For the first time in recent memory, I go to bed without completing my nightly routine. No shower. No staring. No pretty brown eyes laughing into mine. I keep my gaze focused straight ahead as I make my way down the hall. My eyes stay closed as I disrobe and slip into bed; a bed we never shared, that I have only ever slept in alone. In the back of my mind is the thought that perhaps I can avoid the dreams tonight, but the rest of me knows better.
I dream of her; I always do. Tonight there is no beautiful face twisted in pain and shock, tears just starting to form in her horrified eyes as she turns to run. Tonight there is only what came later, and I wake up with a face wet with tears and a throat raw from screaming.
It is 3:49, and I sit on a soft brown leather couch as I avoid the eyes watching me from behind wire-framed glasses. The pleasantries have been seen to, and the first questions have been asked. Questions I'm not sure I want to answer. What point is there in dredging everything back up? I shift uncomfortably on the cushions, and the silence stretches on.

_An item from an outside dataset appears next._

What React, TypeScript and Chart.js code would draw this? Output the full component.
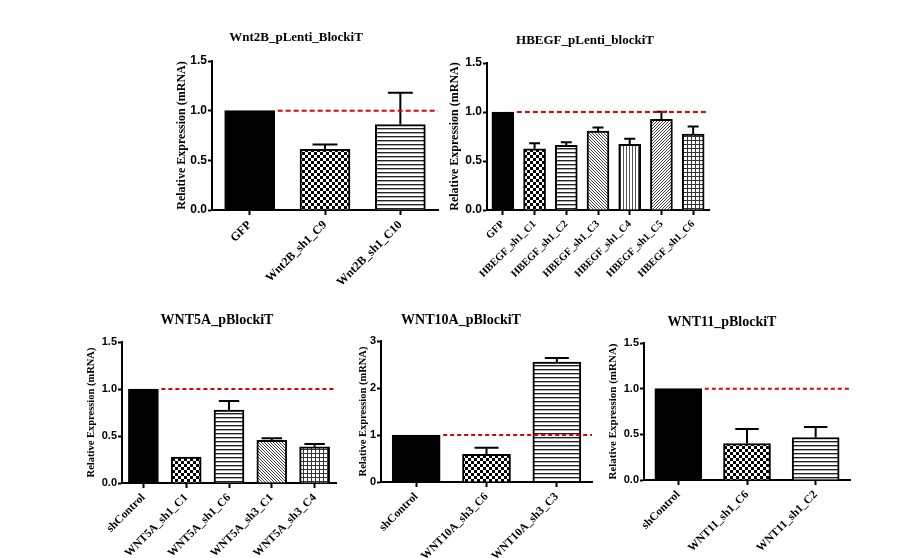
import React, { useEffect, useRef } from "react";
import { Chart, registerables } from "chart.js";

Chart.register(...registerables);

// ---------------- data ----------------
const yAxisTitle = "Relative Expression (mRNA)";
const referenceLevel = 1.0;

const wnt2bTitle = "Wnt2B_pLenti_BlockiT";
const wnt2bLabels = ["GFP", "Wnt2B_sh1_C9", "Wnt2B_sh1_C10"];
const wnt2bMeans = [1.0, 0.61, 0.86];
const wnt2bErrors = [0, 0.05, 0.32];
const wnt2bTicks = [0, 0.5, 1.0, 1.5];

const hbegfTitle = "HBEGF_pLenti_blockiT";
const hbegfLabels = ["GFP", "HBEGF_sh1_C1", "HBEGF_sh1_C2", "HBEGF_sh1_C3", "HBEGF_sh1_C4", "HBEGF_sh1_C5", "HBEGF_sh1_C6"];
const hbegfMeans = [1.0, 0.625, 0.66, 0.805, 0.67, 0.925, 0.775];
const hbegfErrors = [0, 0.055, 0.032, 0.037, 0.056, 0.078, 0.077];
const hbegfTicks = [0, 0.5, 1.0, 1.5];

const wnt5aTitle = "WNT5A_pBlockiT";
const wnt5aLabels = ["shControl", "WNT5A_sh1_C1", "WNT5A_sh1_C6", "WNT5A_sh3_C1", "WNT5A_sh3_C4"];
const wnt5aMeans = [1.0, 0.275, 0.775, 0.455, 0.385];
const wnt5aErrors = [0, 0, 0.098, 0.022, 0.03];
const wnt5aTicks = [0, 0.5, 1.0, 1.5];

const wnt10aTitle = "WNT10A_pBlockiT";
const wnt10aLabels = ["shControl", "WNT10A_sh3_C6", "WNT10A_sh3_C3"];
const wnt10aMeans = [1.0, 0.59, 2.55];
const wnt10aErrors = [0, 0.14, 0.09];
const wnt10aTicks = [0, 1, 2, 3];

const wnt11Title = "WNT11_pBlockiT";
const wnt11Labels = ["shControl", "WNT11_sh1_C6", "WNT11_sh1_C2"];
const wnt11Means = [1.0, 0.4, 0.465];
const wnt11Errors = [0, 0.158, 0.115];
const wnt11Ticks = [0, 0.5, 1.0, 1.5];

// ---------------- styles / layout ----------------
type Box = { left: number; top: number; width: number; height: number };
type Panel = {
  title: string;
  labels: string[];
  means: number[];
  errors: number[];
  ticks: number[];
  decimals: number;
  patterns: string[];
  box: Box;
  yW: number;
  xH: number;
  padTop: number;
  padRight: number;
  titleX: number;
  titleY: number;
  titleSize: number;
  yTitleSize: number;
  yTitlePad: number;
  tickSize: number;
  xLabelSize: number;
  barThickness: number;
  capFrac: number;
  dash: number[];
};

const panels: Panel[] = [
  {
    title: wnt2bTitle, labels: wnt2bLabels, means: wnt2bMeans, errors: wnt2bErrors, ticks: wnt2bTicks, decimals: 1,
    patterns: ["solid", "checker", "hlines"],
    box: { left: 170, top: 20, width: 275, height: 275 }, yW: 42, xH: 85, padTop: 41, padRight: 7,
    titleX: 296, titleY: 38, titleSize: 13, yTitleSize: 12, yTitlePad: 4.8, tickSize: 12, xLabelSize: 12,
    barThickness: 50, capFrac: 0.5, dash: [5, 3],
  },
  {
    title: hbegfTitle, labels: hbegfLabels, means: hbegfMeans, errors: hbegfErrors, ticks: hbegfTicks, decimals: 1,
    patterns: ["solid", "checker", "hlines", "diag", "vlines", "diag2", "grid"],
    box: { left: 443, top: 20, width: 273, height: 275 }, yW: 44, xH: 85, padTop: 43, padRight: 7,
    titleX: 585, titleY: 41, titleSize: 13, yTitleSize: 12, yTitlePad: 4.8, tickSize: 12, xLabelSize: 10.5,
    barThickness: 22, capFrac: 0.5, dash: [5, 3],
  },
  {
    title: wnt5aTitle, labels: wnt5aLabels, means: wnt5aMeans, errors: wnt5aErrors, ticks: wnt5aTicks, decimals: 1,
    patterns: ["solid", "checker", "hlines", "diag", "grid"],
    box: { left: 79, top: 305, width: 264, height: 263 }, yW: 43, xH: 85, padTop: 37, padRight: 7,
    titleX: 217, titleY: 320, titleSize: 14, yTitleSize: 10.5, yTitlePad: 5.7, tickSize: 11, xLabelSize: 11.5,
    barThickness: 30, capFrac: 0.68, dash: [4, 3],
  },
  {
    title: wnt10aTitle, labels: wnt10aLabels, means: wnt10aMeans, errors: wnt10aErrors, ticks: wnt10aTicks, decimals: 0,
    patterns: ["solid", "checker", "hlines"],
    box: { left: 351, top: 305, width: 248, height: 262 }, yW: 30, xH: 85, padTop: 36, padRight: 7,
    titleX: 461, titleY: 320, titleSize: 14, yTitleSize: 10.5, yTitlePad: 5.7, tickSize: 11, xLabelSize: 11.5,
    barThickness: 48, capFrac: 0.5, dash: [4, 3],
  },
  {
    title: wnt11Title, labels: wnt11Labels, means: wnt11Means, errors: wnt11Errors, ticks: wnt11Ticks, decimals: 1,
    patterns: ["solid", "checker", "hlines"],
    box: { left: 601, top: 305, width: 256, height: 260 }, yW: 43, xH: 85, padTop: 38, padRight: 7,
    titleX: 722, titleY: 322, titleSize: 14, yTitleSize: 11, yTitlePad: 5.4, tickSize: 11, xLabelSize: 11.5,
    barThickness: 47, capFrac: 0.5, dash: [4, 3],
  },
];

function makePattern(kind: string): CanvasPattern | string {
  if (kind === "solid") return "#000000";
  const c = document.createElement("canvas");
  let w = 4;
  let h = 4;
  if (kind === "checker") { w = 6; h = 6; }
  if (kind === "hlines") { w = 4; h = 4; }
  if (kind === "vlines") { w = 3; h = 3; }
  if (kind === "diag" || kind === "diag2") { w = 3; h = 3; }
  if (kind === "grid") { w = 4; h = 4; }
  c.width = w;
  c.height = h;
  const ctx = c.getContext("2d")!;
  ctx.fillStyle = "#ffffff";
  ctx.fillRect(0, 0, w, h);
  ctx.fillStyle = "#000000";
  if (kind === "checker") {
    ctx.fillRect(0, 0, 3, 3);
    ctx.fillRect(3, 3, 3, 3);
  } else if (kind === "hlines") {
    ctx.fillStyle = "#222222";
    ctx.fillRect(0, 0, w, 1);
    ctx.fillStyle = "#aaaaaa";
    ctx.fillRect(0, 1, w, 1);
  } else if (kind === "vlines") {
    ctx.fillStyle = "#555555";
    ctx.fillRect(0, 0, 1, h);
  } else if (kind === "diag") {
    ctx.fillStyle = "#444444";
    for (let i = 0; i < 3; i++) ctx.fillRect(i, i, 1, 1);
  } else if (kind === "diag2") {
    ctx.fillStyle = "#444444";
    for (let i = 0; i < 3; i++) ctx.fillRect(i, 2 - i, 1, 1);
  } else if (kind === "grid") {
    ctx.fillStyle = "#333333";
    ctx.fillRect(0, 0, w, 1);
    ctx.fillRect(0, 0, 1, h);
  }
  return ctx.createPattern(c, "repeat") || "#888888";
}

function PanelChart({ p }: { p: Panel }) {
  const ref = useRef<HTMLCanvasElement | null>(null);
  useEffect(() => {
    const canvas = ref.current;
    if (!canvas) return;
    const overlay = {
      id: "overlay",
      afterDatasetsDraw(chart: any) {
        const ctx = chart.ctx as CanvasRenderingContext2D;
        const meta = chart.getDatasetMeta(0);
        const ys = chart.scales.y;
        const area = chart.chartArea;
        ctx.save();
        // error bars (upper only)
        ctx.strokeStyle = "#000000";
        ctx.lineWidth = 2;
        meta.data.forEach((bar: any, i: number) => {
          const e = p.errors[i];
          if (!e) return;
          const top = ys.getPixelForValue(p.means[i] + e);
          const half = (bar.width * p.capFrac) / 2;
          ctx.beginPath();
          ctx.moveTo(bar.x, bar.y);
          ctx.lineTo(bar.x, top);
          ctx.moveTo(bar.x - half, top);
          ctx.lineTo(bar.x + half, top);
          ctx.stroke();
        });
        // reference line
        const first = meta.data[0];
        const yr = ys.getPixelForValue(referenceLevel);
        ctx.strokeStyle = "#e00000";
        ctx.lineWidth = 2;
        ctx.setLineDash(p.dash);
        ctx.beginPath();
        ctx.moveTo(first.x + first.width / 2 + 3, yr);
        ctx.lineTo(area.right, yr);
        ctx.stroke();
        ctx.restore();
      },
      afterDraw(chart: any) {
        const ctx = chart.ctx as CanvasRenderingContext2D;
        ctx.save();
        ctx.fillStyle = "#000000";
        ctx.font = `bold ${p.titleSize}px "Liberation Serif", "Times New Roman", serif`;
        ctx.textAlign = "center";
        ctx.textBaseline = "middle";
        ctx.fillText(p.title, p.titleX - p.box.left, p.titleY - p.box.top);
        ctx.restore();
      },
    };

    const chart = new Chart(canvas, {
      type: "bar",
      data: {
        labels: p.labels,
        datasets: [
          {
            data: p.means,
            backgroundColor: p.patterns.map(makePattern) as any,
            borderColor: "#000000",
            borderWidth: 2,
            barThickness: p.barThickness,
          },
        ],
      },
      options: {
        responsive: false,
        animation: false,
        layout: { padding: { top: p.padTop, right: p.padRight, left: 0, bottom: 0 } },
        plugins: {
          legend: { display: false },
          tooltip: { enabled: false },
          title: { display: false },
        },
        scales: {
          x: {
            type: "category",
            offset: true,
            grid: {
              display: true,
              drawOnChartArea: false,
              drawTicks: true,
              tickLength: 5,
              tickColor: "#000000",
              tickWidth: 2,
              offset: false,
            },
            border: { display: true, color: "#000000", width: 2 },
            ticks: {
              color: "#000000",
              autoSkip: false,
              minRotation: 45,
              maxRotation: 45,
              padding: 3,
              font: { family: '"Liberation Serif", "Times New Roman", serif', weight: "bold", size: p.xLabelSize },
            },
            afterFit: (s: any) => {
              s.height = p.xH;
            },
          },
          y: {
            type: "linear",
            min: p.ticks[0],
            max: p.ticks[p.ticks.length - 1],
            grid: {
              display: true,
              drawOnChartArea: false,
              drawTicks: true,
              tickLength: 4,
              tickColor: "#000000",
              tickWidth: 2,
            },
            border: { display: true, color: "#000000", width: 2 },
            afterBuildTicks: (s: any) => {
              s.ticks = p.ticks.map((v) => ({ value: v }));
            },
            ticks: {
              color: "#000000",
              padding: 1,
              font: { family: '"Liberation Sans", Arial, sans-serif', weight: "bold", size: p.tickSize },
              callback: (v: any) => Number(v).toFixed(p.decimals),
            },
            title: {
              display: true,
              text: yAxisTitle,
              color: "#000000",
              font: { family: '"Liberation Serif", "Times New Roman", serif', weight: "bold", size: p.yTitleSize },
              padding: { top: p.yTitlePad, bottom: 0 },
            },
            afterFit: (s: any) => {
              s.width = p.yW;
            },
          },
        },
      } as any,
      plugins: [overlay],
    });
    return () => chart.destroy();
  }, [p]);

  return (
    <canvas
      ref={ref}
      width={p.box.width}
      height={p.box.height}
      style={{
        position: "absolute",
        left: p.box.left,
        top: p.box.top,
        width: p.box.width,
        height: p.box.height,
        display: "block",
      }}
    />
  );
}

export default function App() {
  return (
    <div
      style={{
        position: "fixed",
        left: 0,
        top: 0,
        width: 901,
        height: 558,
        overflow: "hidden",
        background: "#ffffff",
      }}
    >
      {panels.map((p) => (
        <PanelChart key={p.title} p={p} />
      ))}
    </div>
  );
}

4:09, and I am talking. Halting, softly spoken stories of high school, and biology labs, and pretty pink lips caught between pretty little teeth. Of freesias and strawberries and the most beautiful deep brown eyes the world has ever known.
8:38, and I am once again sitting on my own couch, staring at the closed books in front of me, wondering if I dare open them after the events of the day. But it has been too long, and I can't keep my hands from folding back the first cover, can't keep my fingers from tracing full lips and arching brows. Can't keep my eyes from drinking in the captured moments of a happy life.
I dream of her; I always do. Beautiful face twisted in pain and shock, tears just starting to form in her horrified eyes as she turns to run. Over and over again, like a tape stuck on repeat. But that's all I dream of, and I wake up surprised and thankful. It was more than I expected.